Few lawsuit claims Marksville police, marshal office guilty of 'deliberate indifference'

Civil suit is related to fatal shooting of 6-year-old in November 2015

 

   Everyone knew it was coming, and with the one-year anniversary of the shooting death of 6-year-old Jeremy Mardis only a few days away, they knew it was coming soon.
   On Oct. 27 -- one week to the day before the one-year anniversary of one of Marksville’s most tragic events -- the suit was filed. It was filed in federal court in Alexandria rather than in the state district court in Marksville. Jeremy’s father Christopher Few and his grandmothers, Catherine Mardis and Candace Few, are the plaintiffs in the suit.
   The suit is 96 pages long. Among all the citing of legal precedents and the recounting of the various facts and allegations that are part of this case, the comments that seem to jump off the page are the attorneys’ claims concerning the lack of training and supervision of the law enforcement officers involved in this tragedy.
 
Barbaric & excessive
   The lawsuit calls the shooting a "barbaric and excessive use of deadly force" that fits a pattern of behavior that city officials failed to punish and correct.
   "Proper use of deadly force training would have enabled Stafford and Greenhouse to recognize that neither Christopher nor Jeremy presented an imminent risk of death or great bodily harm to anyone at or near the scene," the suit states.
   The plaintiffs’ attorneys point out that the Legislature “has found that law enforcement work is of such importance to health, safety, welfare or the people of this state and is of such a nature as to require education and training of a professional character.”

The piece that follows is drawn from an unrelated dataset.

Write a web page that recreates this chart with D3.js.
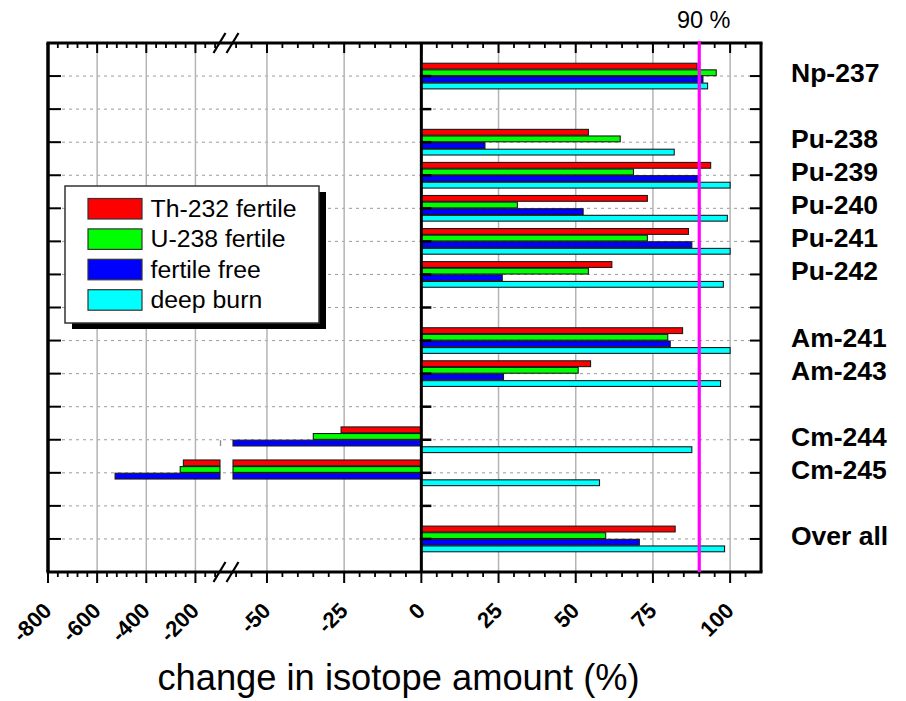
<!DOCTYPE html>
<html>
<head>
<meta charset="utf-8">
<script src="https://cdn.jsdelivr.net/npm/d3@7"></script>
<style>
  body { margin: 0; background: #fff; }
  svg { display: block; font-family: "Liberation Sans", Arial, Helvetica, sans-serif; }
</style>
</head>
<body>
<svg id="chart" width="906" height="701"></svg>
<script>
// Rows of the chart, top to bottom; empty strings are spacer rows between element groups
const categories = ["Np-237", "", "Pu-238", "Pu-239", "Pu-240", "Pu-241", "Pu-242", "",
                    "Am-241", "Am-243", "", "Cm-244", "Cm-245", "", "Over all"];
const isotopes = ["Np-237", "Pu-238", "Pu-239", "Pu-240", "Pu-241", "Pu-242",
                  "Am-241", "Am-243", "Cm-244", "Cm-245", "Over all"];

// Change in isotope amount (%) per fuel option
const th232Fertile = [89.3, 54.1, 93.7, 73.2, 86.5, 61.7, 84.6, 54.8, -26, -249, 82.2];
const u238Fertile  = [95.5, 64.4, 68.7, 31.1, 73.2, 54.1, 79.8, 50.8, -35, -262, 59.7];
const fertileFree  = [91.2, 20.6, 89.5, 52.4, 87.6, 26.2, 80.6, 26.6, -100, -527, 70.6];
const deepBurn     = [92.7, 81.9, 100, 99.1, 100, 97.8, 100, 96.9, 87.6, 57.7, 98.2];

const seriesNames  = ["Th-232 fertile", "U-238 fertile", "fertile free", "deep burn"];
const seriesValues = [th232Fertile, u238Fertile, fertileFree, deepBurn];
const seriesColors = ["#ff0000", "#00ff00", "#0000ff", "#00ffff"];

// Broken x axis: a compressed far-negative segment and a main segment
const leftDomain  = [-800, -100];
const rightDomain = [-61, 110];
const leftTicks   = [-800, -600, -400, -200];
const rightTicks  = [-50, -25, 0, 25, 50, 75, 100];
const leftMinorStep = 40;
const rightMinorStep = 5;

const limitValue = 90;
const limitLabel = "90 %";
const axisTitle = "change in isotope amount (%)";

// ---- layout ----
const frame = { left: 48, right: 761, top: 43, bottom: 572 };
const svg = d3.select("#chart");

const xL = d3.scaleLinear().domain(leftDomain).range([frame.left, 220]);
const xR = d3.scaleLinear().domain(rightDomain).range([233, frame.right]);
const y = d3.scalePoint().domain(d3.range(categories.length))
  .range([frame.top, frame.bottom]).padding(1);
const step = y.step();

const xAny = v => (v <= leftDomain[1] ? xL(v) : xR(v));

// ---- grid ----
const grid = svg.append("g");
grid.selectAll("line.h").data(d3.range(categories.length)).join("line")
  .attr("x1", frame.left).attr("x2", frame.right)
  .attr("y1", d => y(d)).attr("y2", d => y(d))
  .attr("stroke", "#9a9a9a").attr("stroke-width", 1).attr("stroke-dasharray", "3,4");

const gridValues = leftTicks.filter(v => v !== leftDomain[0])
  .concat(rightTicks.filter(v => v !== 0));
grid.selectAll("line.v").data(gridValues).join("line")
  .attr("x1", d => xAny(d)).attr("x2", d => xAny(d))
  .attr("y1", frame.top).attr("y2", frame.bottom)
  .attr("stroke", "#b4b4b4").attr("stroke-width", 1.5);

// ---- bars ----
const barH = 0.2 * step - 0.8;
const bars = svg.append("g");
const barRows = [];
seriesValues.forEach((vals, k) => {
  vals.forEach((v, i) => {
    const cy = y(categories.indexOf(isotopes[i]));
    barRows.push({ v, k, top: cy + (-0.4 + 0.2 * k) * step + 0.4 });
  });
});
barRows.forEach(b => {
  const g = bars.append("g");
  const style = sel => sel.attr("fill", seriesColors[b.k])
    .attr("stroke", "#1a1a1a").attr("stroke-width", 1.1)
    .attr("y", b.top).attr("height", barH);
  if (b.v >= 0) {
    g.append("rect").call(style)
      .attr("x", xR(0)).attr("width", xR(b.v) - xR(0));
  } else {
    const x0 = xR(Math.max(b.v, rightDomain[0]));
    g.append("rect").call(style).attr("x", x0).attr("width", xR(0) - x0);
    if (b.v < leftDomain[1]) {
      const xl = xL(Math.max(b.v, leftDomain[0]));
      g.append("rect").call(style).attr("x", xl).attr("width", xL(leftDomain[1]) - xl);
    } else if (b.v === leftDomain[1]) {
      // bar ends exactly at the break: only its end edge shows in the left segment
      g.append("line")
        .attr("x1", xL(b.v) + 0.5).attr("x2", xL(b.v) + 0.5)
        .attr("y1", b.top).attr("y2", b.top + barH)
        .attr("stroke", "#8a8a8a").attr("stroke-width", 1.3);
    }
  }
});

// ---- zero axis with row ticks ----
const axes = svg.append("g").attr("stroke", "#000");
axes.append("line").attr("x1", xR(0)).attr("x2", xR(0))
  .attr("y1", frame.top).attr("y2", frame.bottom).attr("stroke-width", 3);
const rowIdx = d3.range(categories.length);
axes.selectAll("line.z").data(rowIdx).join("line")
  .attr("x1", xR(0)).attr("x2", xR(0) + 10)
  .attr("y1", d => y(d)).attr("y2", d => y(d)).attr("stroke-width", 2.5);
axes.selectAll("line.l").data(rowIdx).join("line")
  .attr("x1", frame.left).attr("x2", frame.left + 13)
  .attr("y1", d => y(d)).attr("y2", d => y(d)).attr("stroke-width", 2);
axes.selectAll("line.r").data(rowIdx).join("line")
  .attr("x1", frame.right - 11).attr("x2", frame.right)
  .attr("y1", d => y(d)).attr("y2", d => y(d)).attr("stroke-width", 2);

// ---- top / bottom ticks ----
const leftMinor = d3.range(leftDomain[0] + leftMinorStep, leftDomain[1], leftMinorStep)
  .filter(v => !leftTicks.includes(v));
const rightMinor = d3.range(-60, rightDomain[1], rightMinorStep)
  .filter(v => !rightTicks.includes(v));
const majors = leftTicks.map(xL).concat(rightTicks.map(xR));
const minors = leftMinor.map(xL).concat(rightMinor.map(xR));

axes.selectAll("line.tM").data(majors).join("line")
  .attr("x1", d => d).attr("x2", d => d)
  .attr("y1", frame.top).attr("y2", frame.top + 10).attr("stroke-width", 2);
axes.selectAll("line.tm").data(minors).join("line")
  .attr("x1", d => d).attr("x2", d => d)
  .attr("y1", frame.top).attr("y2", frame.top + 5).attr("stroke-width", 1.8);
axes.selectAll("line.bM").data(majors).join("line")
  .attr("x1", d => d).attr("x2", d => d)
  .attr("y1", frame.bottom).attr("y2", frame.bottom + 11).attr("stroke-width", 2);
axes.selectAll("line.bm").data(minors).join("line")
  .attr("x1", d => d).attr("x2", d => d)
  .attr("y1", frame.bottom).attr("y2", frame.bottom + 5).attr("stroke-width", 1.8);

// ---- frame ----
axes.append("line").attr("x1", frame.left - 1.5).attr("x2", frame.right + 1.5)
  .attr("y1", frame.top).attr("y2", frame.top).attr("stroke-width", 3);
axes.append("line").attr("x1", frame.left - 1.5).attr("x2", frame.right + 1.5)
  .attr("y1", frame.bottom).attr("y2", frame.bottom).attr("stroke-width", 3);
axes.append("line").attr("x1", frame.left).attr("x2", frame.left)
  .attr("y1", frame.top).attr("y2", frame.bottom).attr("stroke-width", 3.5);
axes.append("line").attr("x1", frame.right).attr("x2", frame.right)
  .attr("y1", frame.top).attr("y2", frame.bottom).attr("stroke-width", 3);

// ---- axis break marks ----
const gapX = (xL(leftDomain[1]) + xR(rightDomain[0])) / 2;
[frame.top, frame.bottom].forEach(yy => {
  [-7, 6].forEach(dx => {
    axes.append("line")
      .attr("x1", gapX + dx - 6).attr("y1", yy + 10)
      .attr("x2", gapX + dx + 6).attr("y2", yy - 10)
      .attr("stroke-width", 2.2);
  });
});

// ---- limit line ----
svg.append("line")
  .attr("x1", xR(limitValue)).attr("x2", xR(limitValue))
  .attr("y1", frame.top - 2).attr("y2", frame.bottom)
  .attr("stroke", "#ff00ff").attr("stroke-width", 3.2);
svg.append("text").attr("x", xR(limitValue) + 4.5).attr("y", 28)
  .attr("text-anchor", "middle").attr("font-size", 23.5).attr("fill", "#000")
  .text(limitLabel);

// ---- tick labels ----
const tickLabels = leftTicks.map(v => ({ v, x: xL(v) }))
  .concat(rightTicks.map(v => ({ v, x: xR(v) })));
svg.append("g").selectAll("text").data(tickLabels).join("text")
  .attr("transform", d => `translate(${d.x + 5},${frame.bottom + 40}) rotate(-45)`)
  .attr("text-anchor", "end").attr("font-size", 22).attr("font-weight", "bold")
  .attr("fill", "#000")
  .text(d => String(d.v));

// ---- row labels ----
svg.append("g").selectAll("text").data(isotopes).join("text")
  .attr("x", 791).attr("y", d => y(categories.indexOf(d)) + 6)
  .attr("font-size", 26.5).attr("font-weight", "bold").attr("fill", "#000")
  .text(d => d);

// ---- axis title ----
svg.append("text").attr("x", 398.5).attr("y", 690)
  .attr("text-anchor", "middle").attr("font-size", 36.3).attr("fill", "#000")
  .text(axisTitle);

// ---- legend ----
const lg = svg.append("g").attr("transform", "translate(65,186)");
lg.append("rect").attr("x", 7).attr("y", 6).attr("width", 254).attr("height", 137).attr("fill", "#000");
lg.append("rect").attr("width", 254).attr("height", 137)
  .attr("fill", "#fff").attr("stroke", "#333").attr("stroke-width", 1.5);
const items = lg.selectAll("g.item").data(seriesNames).join("g")
  .attr("transform", (d, i) => `translate(0,${12.5 + i * 30.4})`);
items.append("rect").attr("x", 23).attr("width", 54).attr("height", 20.5)
  .attr("fill", (d, i) => seriesColors[i]).attr("stroke", "#333").attr("stroke-width", 1.2);
items.append("text").attr("x", 85.5).attr("y", 18.2)
  .attr("font-size", 24.8).attr("fill", "#000").text(d => d);
</script>
</body>
</html>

   Despite that, the suit notes that the City Marshal’s Office had no written policy concerning the hiring, training and discipline of its deputies; the firing or termination of officers; the disciplining of officers; policies dealing with “use of force” and “use of deadly force;” or procedures for the training of officers.

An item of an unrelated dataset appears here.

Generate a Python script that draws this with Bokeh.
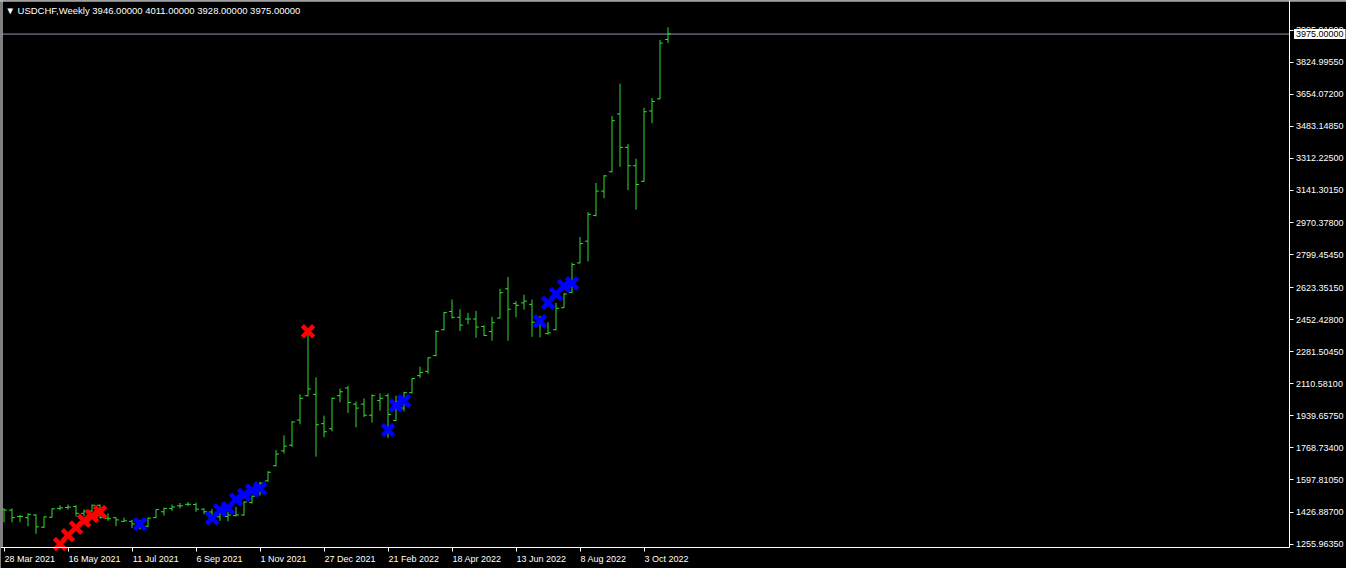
import numpy as np
from bokeh.plotting import figure
from bokeh.models import Range1d, FixedTicker, Span, Label
from bokeh.embed import file_html
from bokeh.resources import INLINE

# ---- data (weekly OHLC) ----
opens = [1442, 1437, 1403, 1397, 1411, 1346, 1399, 1446, 1451, 1456,
         1420, 1432, 1463, 1394, 1397, 1377, 1377, 1365, 1351, 1397,
         1428, 1446, 1460, 1468, 1467, 1442, 1427, 1401, 1403, 1408,
         1411, 1477, 1536, 1593, 1674, 1753, 1783, 1917, 2047, 2054,
         1898, 1871, 2047, 2088, 2002, 2002, 1943, 2021, 2047, 1915,
         1981, 2063, 2154, 2177, 2261, 2399, 2496, 2465, 2456, 2456,
         2416, 2389, 2461, 2617, 2539, 2542, 2534, 2430, 2378, 2399,
         2516, 2598, 2755, 2871, 3008, 3138, 3241, 3549, 3371, 3273,
         3190, 3565, 3630, 3946]
highs = [1446, 1446, 1411, 1420, 1415, 1403, 1446, 1463, 1467, 1463,
         1441, 1467, 1467, 1420, 1398, 1397, 1385, 1385, 1397, 1441,
         1451, 1467, 1475, 1480, 1477, 1446, 1442, 1449, 1428, 1454,
         1484, 1515, 1588, 1645, 1757, 1835, 1912, 2054, 2380, 2145,
         1941, 2037, 2085, 2099, 2016, 2033, 2054, 2059, 2059, 2047,
         2068, 2140, 2202, 2252, 2396, 2494, 2560, 2508, 2489, 2499,
         2422, 2468, 2617, 2680, 2551, 2586, 2560, 2473, 2439, 2542,
         2594, 2757, 2893, 3026, 3181, 3224, 3539, 3711, 3389, 3311,
         3582, 3634, 3944, 4011]
lows = [1372, 1372, 1374, 1351, 1311, 1342, 1397, 1436, 1439, 1403,
        1403, 1428, 1391, 1380, 1351, 1374, 1342, 1334, 1346, 1394,
        1408, 1432, 1446, 1458, 1428, 1415, 1380, 1380, 1377, 1403,
        1408, 1472, 1515, 1588, 1670, 1739, 1774, 1895, 2043, 1722,
        1826, 1857, 2012, 1955, 1878, 1933, 1904, 1967, 1822, 1912,
        1964, 2059, 2142, 2164, 2257, 2396, 2459, 2392, 2427, 2356,
        2365, 2340, 2459, 2340, 2465, 2506, 2361, 2358, 2373, 2396,
        2515, 2594, 2752, 2763, 3003, 3100, 3238, 3267, 3143, 3039,
        3187, 3500, 3627, 3928]
closes = [1437, 1397, 1403, 1415, 1348, 1401, 1444, 1449, 1453, 1420,
          1432, 1463, 1397, 1391, 1385, 1380, 1363, 1360, 1394, 1440,
          1446, 1454, 1460, 1468, 1442, 1428, 1391, 1432, 1411, 1411,
          1480, 1511, 1581, 1639, 1736, 1778, 1907, 2033, 2083, 1892,
          1855, 2033, 2068, 2011, 1981, 1943, 2047, 2033, 1947, 2016,
          2063, 2138, 2171, 2249, 2390, 2490, 2465, 2423, 2456, 2413,
          2368, 2436, 2596, 2508, 2529, 2551, 2439, 2434, 2382, 2513,
          2589, 2746, 2858, 3014, 3138, 3219, 3513, 3371, 3273, 3173,
          3561, 3616, 3927, 3975]

red_idx = [7, 8, 9, 10, 11, 12, 38]
red_price = [1256, 1303, 1344, 1380, 1406, 1427, 2390]
blue_idx = [17, 26, 27, 28, 29, 30, 31, 32, 48, 49, 50, 67, 68, 69, 70, 71]
blue_price = [1363, 1394, 1437, 1449, 1494, 1519, 1541, 1553, 1864, 1995,
              2019, 2444, 2542, 2589, 2632, 2646]

x_tick_idx = [0, 8, 16, 24, 32, 40, 48, 56, 64, 72, 80]
x_tick_labels = ["28 Mar 2021", "16 May 2021", "11 Jul 2021", "6 Sep 2021",
                 "1 Nov 2021", "27 Dec 2021", "21 Feb 2022", "18 Apr 2022",
                 "13 Jun 2022", "8 Aug 2022", "3 Oct 2022"]
y_tick_vals = [1255.9635, 1426.887, 1597.8105, 1768.734, 1939.6575, 2110.581,
               2281.5045, 2452.428, 2623.3515, 2799.4545, 2970.378, 3141.3015,
               3312.225, 3483.1485, 3654.072, 3824.9955, 3995.919]
y_tick_labels = ["1255.96350", "1426.88700", "1597.81050", "1768.73400",
                 "1939.65750", "2110.58100", "2281.50450", "2452.42800",
                 "2623.35150", "2799.45450", "2970.37800", "3141.30150",
                 "3312.22500", "3483.14850", "3654.07200", "3824.99550",
                 "3995.91900"]
symbol = "USDCHF,Weekly"
last_price = 3975.0

# ---- layout / style ----
GREEN = "#32d932"
FONT = "Liberation Sans"
AX_FS = 9          # px
W, H = 1346, 568
PX_PER_BAR = 8.0
x_start = -3.5 / PX_PER_BAR
x_end = x_start + W / PX_PER_BAR
yaxis_x = x_start + 1288.5 / PX_PER_BAR          # price axis position
y_end = 4154.0
axis_price = 1240.4                               # bottom axis position
AXIS_PX = 546.5
ppy = (y_end - axis_price) / AXIS_PX
y_start = y_end - H * ppy

idx = np.arange(len(opens))

p = figure(frame_width=W, frame_height=H,
           x_range=Range1d(x_start, x_end), y_range=Range1d(y_start, y_end),
           y_axis_location="right", output_backend="svg", toolbar_location=None,
           min_border=0)
p.background_fill_color = "black"
p.border_fill_color = "black"
p.outline_line_color = None
p.xgrid.visible = False
p.ygrid.visible = False

# approximate Arial/Liberation advance widths (em) to left-align date labels
_cw = {" ": 0.278, "M": 0.833, "J": 0.5, "S": 0.667, "N": 0.722, "D": 0.722,
       "F": 0.611, "A": 0.667, "O": 0.778, "a": 0.556, "r": 0.333, "y": 0.5,
       "u": 0.556, "l": 0.222, "e": 0.556, "p": 0.556, "o": 0.556, "v": 0.5,
       "c": 0.5, "b": 0.556, "g": 0.556, "t": 0.278, "n": 0.556}
def text_w(s):
    return sum(_cw.get(ch, 0.556) for ch in s) * AX_FS

centers = [t + (0.5 + text_w(s) / 2) / PX_PER_BAR
           for t, s in zip(x_tick_idx, x_tick_labels)]

xa = p.xaxis[0]
xa.fixed_location = axis_price
xa.bounds = (x_start, yaxis_x)
xa.ticker = FixedTicker(ticks=centers, minor_ticks=x_tick_idx)
xa.major_label_overrides = dict(zip(centers, x_tick_labels))
xa.axis_line_color = "white"
xa.major_tick_line_color = None
xa.major_tick_in = 0
xa.major_tick_out = 0
xa.minor_tick_line_color = "white"
xa.minor_tick_in = 0
xa.minor_tick_out = 4
xa.major_label_standoff = 3
xa.major_label_text_color = "white"
xa.major_label_text_font = FONT
xa.major_label_text_font_size = "%dpx" % AX_FS

ya = p.yaxis[0]
ya.fixed_location = yaxis_x
ya.bounds = (axis_price, y_end)
ya.ticker = FixedTicker(ticks=y_tick_vals)
ya.major_label_overrides = dict(zip(y_tick_vals, y_tick_labels))
ya.axis_line_color = "white"
ya.major_tick_line_color = "white"
ya.major_tick_in = 0
ya.major_tick_out = 4
ya.minor_tick_line_color = None
ya.major_label_standoff = 3
ya.major_label_text_color = "white"
ya.major_label_text_font = FONT
ya.major_label_text_font_size = "%dpx" % AX_FS

# chart window borders (top and left)
p.add_layout(Span(location=y_end - 0.5 * ppy, dimension="width",
                  line_color="white", line_width=1))
p.segment(x0=[x_start + 1.5 / PX_PER_BAR], y0=[axis_price],
          x1=[x_start + 1.5 / PX_PER_BAR], y1=[y_end],
          line_color="white", line_width=1)

# current price line
p.segment(x0=[x_start], y0=[last_price], x1=[yaxis_x], y1=[last_price],
          line_color="#8a99aa", line_width=1)

# OHLC bars
p.segment(x0=idx, y0=lows, x1=idx, y1=highs, line_color=GREEN, line_width=1)
p.segment(x0=idx - 0.375, y0=opens, x1=idx, y1=opens, line_color=GREEN, line_width=1)
p.segment(x0=idx, y0=closes, x1=idx + 0.375, y1=closes, line_color=GREEN, line_width=1)

# signal crosses
p.scatter(x=red_idx, y=red_price, marker="x", size=16, line_width=4.5,
          line_color="#ff0000")
p.scatter(x=blue_idx, y=blue_price, marker="x", size=16, line_width=4.5,
          line_color="#0000ff")

# title
title_txt = "\u25BC  %s  %.5f %.5f %.5f %.5f" % (symbol, opens[-1], highs[-1],
                                                 lows[-1], closes[-1])
p.add_layout(Label(x=x_start, y=y_end, x_offset=5, y_offset=-4, text=title_txt,
                   text_align="left", text_baseline="top", text_color="white",
                   text_font=FONT, text_font_size="9.5px"))

# current price box on the price scale
p.add_layout(Label(x=yaxis_x, y=last_price, x_offset=5, text="%.5f" % last_price,
                   text_align="left", text_baseline="middle", text_color="black",
                   text_font=FONT, text_font_size="%dpx" % AX_FS,
                   background_fill_color="white", padding=2))

open("out.html", "w").write(file_html(p, INLINE))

   The suit's main argument against the government institutions being sued is summed up in the following statement:
  “Given the moral certainty that law enforcement officers will be called upon to use force, including deadly force, when apprehending suspects or otherwise discharging their duties as peace officers, the need to refrain from hiring officers with a history of excessive use of force and to train officers in the constitutional limitations on the use of deadly force is so obvious  that the failure to do so and the failure to adopt, implement and enforce appropriate and adequate policies to ensure these objectives is properly characterized as deliberate indifference to constitutional rights.”
   The attorneys continue by noting that “in hiring Stafford and Greenhouse, City Court of the Town of Marksville, Floyd Voinche, the Town of Marksville and Parish ratified and accepted their long history of the use of excessive force and, in so doing, made such excessive use of force their official, custom, policy or practice by ratification or inaction."

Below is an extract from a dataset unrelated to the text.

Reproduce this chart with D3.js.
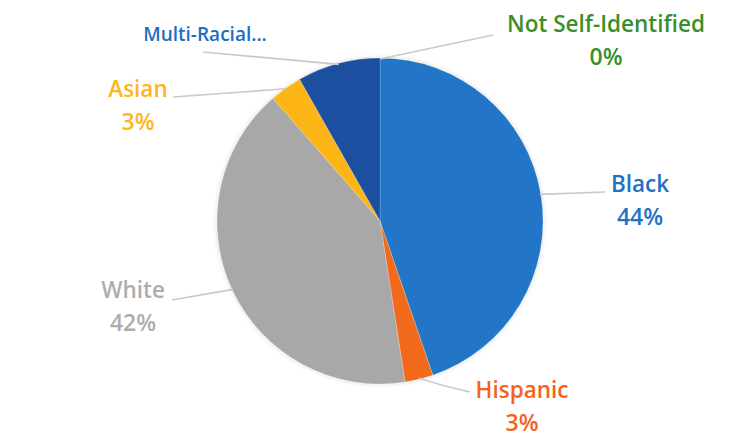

   The suit includes several examples of the accuseds’ “prior bad acts” that attorneys claim show a pattern of behavior that culminated in the fatal shooting of Nov. 3, 2015. The suit notes that those in supervisory authority over Greenhouse and Stafford ”had knowledge, actual and/or constructive, of complaints and lawsuits alleging excessive use of force by other officers employed by the Town of Marksville, as well.
 
Supervisors failed
   “Despite this knowledge of numerous incidents involving the excessive use of force by peace officers, these defendants failed to properly investigate the complaints and incidents, failed to properly discipline the involved officers, failed to properly scrutinize the background of new hires and failed to properly train peace officers regarding the constitutional limitations on the use of force such that these defendants ratified the excessive use of force.”
   The suit states that the number of incidents “were so numerous, it was obvious to any reasonable policy maker or decision maker that it would continue if appropriate policies were not promulgated, implemented and enforced through training and discipline.” 
   The suit claims those defendants are liable for the damages “caused by their deliberate indifference.”